◆ Records shown:
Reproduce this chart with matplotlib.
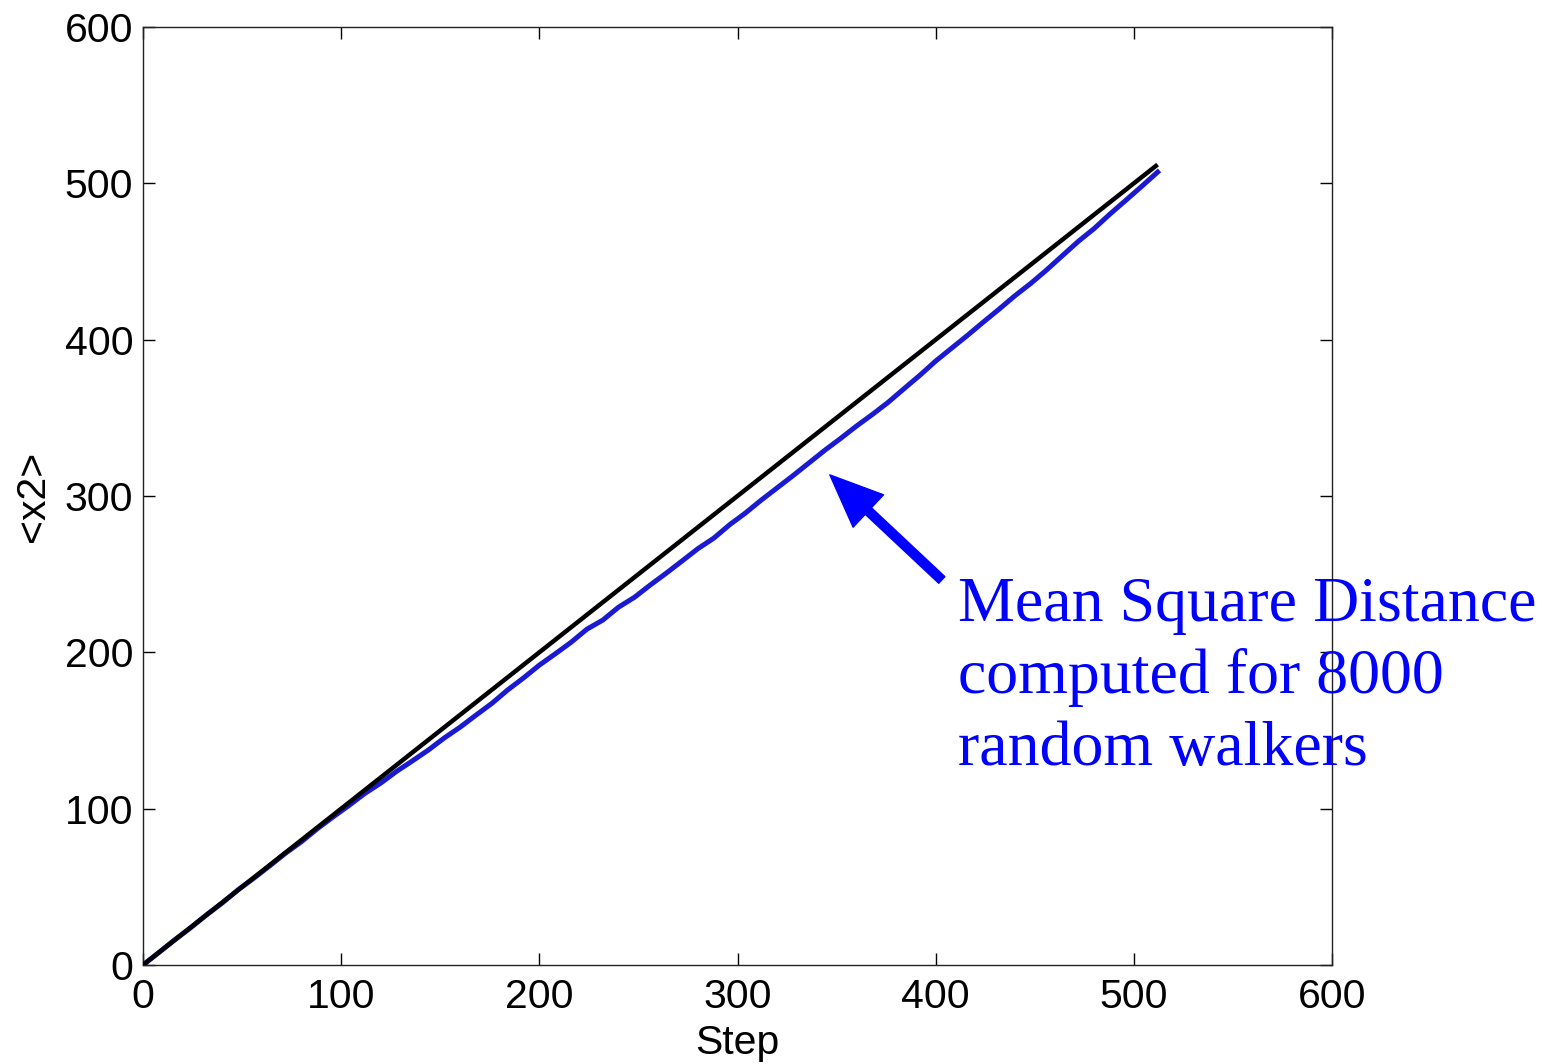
import matplotlib
matplotlib.use("Agg")
import matplotlib.pyplot as plt

# ---- data ----
steps = [0, 8, 16, 24, 32, 40, 48, 56, 64, 72, 80, 88, 96, 104, 112, 120, 128,
         136, 144, 152, 160, 168, 176, 184, 192, 200, 208, 216, 224, 232, 240,
         248, 256, 264, 272, 280, 288, 296, 304, 312, 320, 328, 336, 344, 352,
         360, 368, 376, 384, 392, 400, 408, 416, 424, 432, 440, 448, 456, 464,
         472, 480, 488, 496, 504, 512]
msd = [0, 8.0, 16.1, 23.8, 32.0, 39.7, 48.1, 55.6, 63.5, 71.6, 78.9, 87.2, 94.8,
       102.1, 109.8, 116.4, 123.9, 130.6, 137.5, 145.2, 152.1, 159.8, 167.3,
       175.9, 183.6, 191.8, 199.0, 206.4, 214.8, 220.6, 228.9, 235.2, 243.1,
       250.6, 258.4, 266.3, 273.0, 281.6, 289.1, 297.4, 305.2, 313.0, 321.1,
       329.2, 336.8, 344.7, 352.1, 359.9, 368.6, 377.2, 386.3, 394.5, 402.7,
       411.2, 419.5, 428.1, 436.0, 444.6, 453.8, 462.9, 471.1, 480.4, 489.2,
       498.1, 507.2]
theory_x = [0, 512]
theory_y = [0, 512]

xticks = [0, 100, 200, 300, 400, 500, 600]
yticks = [0, 100, 200, 300, 400, 500, 600]
annotation_lines = ["Mean Square Distance", "computed for 8000", "random walkers"]
arrow_tip = (346.6, 313.5)
arrow_tail = (403.1, 246.3)

W, H = 1549, 1064
fig = plt.figure(figsize=(W / 100, H / 100), dpi=100)
ax = fig.add_axes([143 / W, 1 - 965 / H, (1332 - 143) / W, (965 - 27) / H])

ax.plot(theory_x, theory_y, color="black", lw=3.2, zorder=3, solid_capstyle="butt")
ax.plot(steps, msd, color="#1a1ad2", lw=3.6, zorder=2)

ax.set_xlim(0, 600)
ax.set_ylim(0, 600)
ax.set_xticks(xticks)
ax.set_yticks(yticks)
for lab in ax.get_xticklabels() + ax.get_yticklabels():
    lab.set_family("Liberation Sans")
    lab.set_fontsize(29.5)
ax.tick_params(direction="in", length=8.6, width=1, top=True, right=True,
               color="black")
ax.tick_params(axis="x", pad=9)
ax.tick_params(axis="y", pad=7)
for s in ax.spines.values():
    s.set_linewidth(1.0)
    s.set_color("#222222")

ax.set_xlabel("Step", family="Liberation Sans", fontsize=29.5, labelpad=6)
ax.set_ylabel("<x2>", family="Liberation Sans", fontsize=29.5, labelpad=9)

ax.annotate("", xy=arrow_tip, xytext=arrow_tail, xycoords="data",
            arrowprops=dict(facecolor="#0000ff", edgecolor="#0000ff",
                            width=6.5, headwidth=32, headlength=38,
                            shrink=0.0), zorder=5, annotation_clip=False)

baselines = [621, 693, 765]
for line, b in zip(annotation_lines, baselines):
    fig.text(958 / W, 1 - b / H, line, family="Liberation Serif", fontsize=46,
             color="#0000ff", va="baseline", ha="left", zorder=1)

fig.savefig("out.png", dpi=100, facecolor="white")
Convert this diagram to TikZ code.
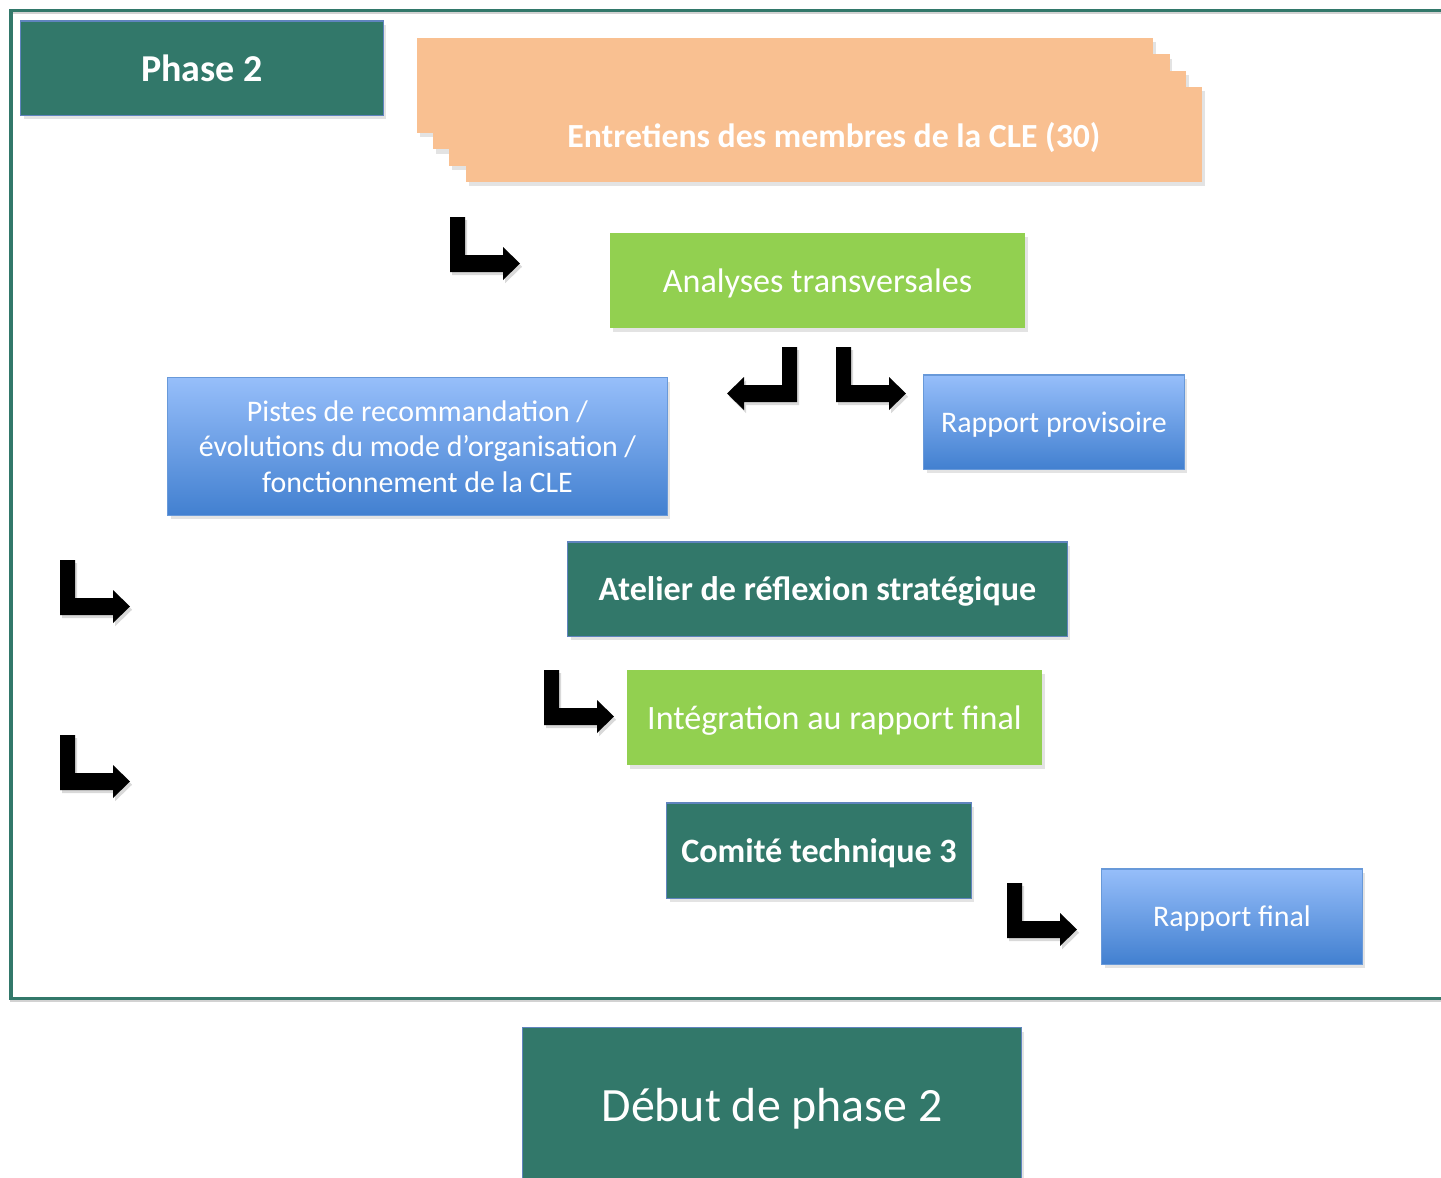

◆ Task goal: Repeat the full listing above exactly, with no pictures in the copy.

◆ Exercise answer:
Reproduce this chart with matplotlib.
import matplotlib
matplotlib.use("Agg")
import matplotlib.pyplot as plt

# ---- data ----
steps = [0, 8, 16, 24, 32, 40, 48, 56, 64, 72, 80, 88, 96, 104, 112, 120, 128,
         136, 144, 152, 160, 168, 176, 184, 192, 200, 208, 216, 224, 232, 240,
         248, 256, 264, 272, 280, 288, 296, 304, 312, 320, 328, 336, 344, 352,
         360, 368, 376, 384, 392, 400, 408, 416, 424, 432, 440, 448, 456, 464,
         472, 480, 488, 496, 504, 512]
msd = [0, 8.0, 16.1, 23.8, 32.0, 39.7, 48.1, 55.6, 63.5, 71.6, 78.9, 87.2, 94.8,
       102.1, 109.8, 116.4, 123.9, 130.6, 137.5, 145.2, 152.1, 159.8, 167.3,
       175.9, 183.6, 191.8, 199.0, 206.4, 214.8, 220.6, 228.9, 235.2, 243.1,
       250.6, 258.4, 266.3, 273.0, 281.6, 289.1, 297.4, 305.2, 313.0, 321.1,
       329.2, 336.8, 344.7, 352.1, 359.9, 368.6, 377.2, 386.3, 394.5, 402.7,
       411.2, 419.5, 428.1, 436.0, 444.6, 453.8, 462.9, 471.1, 480.4, 489.2,
       498.1, 507.2]
theory_x = [0, 512]
theory_y = [0, 512]

xticks = [0, 100, 200, 300, 400, 500, 600]
yticks = [0, 100, 200, 300, 400, 500, 600]
annotation_lines = ["Mean Square Distance", "computed for 8000", "random walkers"]
arrow_tip = (346.6, 313.5)
arrow_tail = (403.1, 246.3)

W, H = 1549, 1064
fig = plt.figure(figsize=(W / 100, H / 100), dpi=100)
ax = fig.add_axes([143 / W, 1 - 965 / H, (1332 - 143) / W, (965 - 27) / H])

ax.plot(theory_x, theory_y, color="black", lw=3.2, zorder=3, solid_capstyle="butt")
ax.plot(steps, msd, color="#1a1ad2", lw=3.6, zorder=2)

ax.set_xlim(0, 600)
ax.set_ylim(0, 600)
ax.set_xticks(xticks)
ax.set_yticks(yticks)
for lab in ax.get_xticklabels() + ax.get_yticklabels():
    lab.set_family("Liberation Sans")
    lab.set_fontsize(29.5)
ax.tick_params(direction="in", length=8.6, width=1, top=True, right=True,
               color="black")
ax.tick_params(axis="x", pad=9)
ax.tick_params(axis="y", pad=7)
for s in ax.spines.values():
    s.set_linewidth(1.0)
    s.set_color("#222222")

ax.set_xlabel("Step", family="Liberation Sans", fontsize=29.5, labelpad=6)
ax.set_ylabel("<x2>", family="Liberation Sans", fontsize=29.5, labelpad=9)

ax.annotate("", xy=arrow_tip, xytext=arrow_tail, xycoords="data",
            arrowprops=dict(facecolor="#0000ff", edgecolor="#0000ff",
                            width=6.5, headwidth=32, headlength=38,
                            shrink=0.0), zorder=5, annotation_clip=False)

baselines = [621, 693, 765]
for line, b in zip(annotation_lines, baselines):
    fig.text(958 / W, 1 - b / H, line, family="Liberation Serif", fontsize=46,
             color="#0000ff", va="baseline", ha="left", zorder=1)

fig.savefig("out.png", dpi=100, facecolor="white")
Convert this diagram to TikZ code.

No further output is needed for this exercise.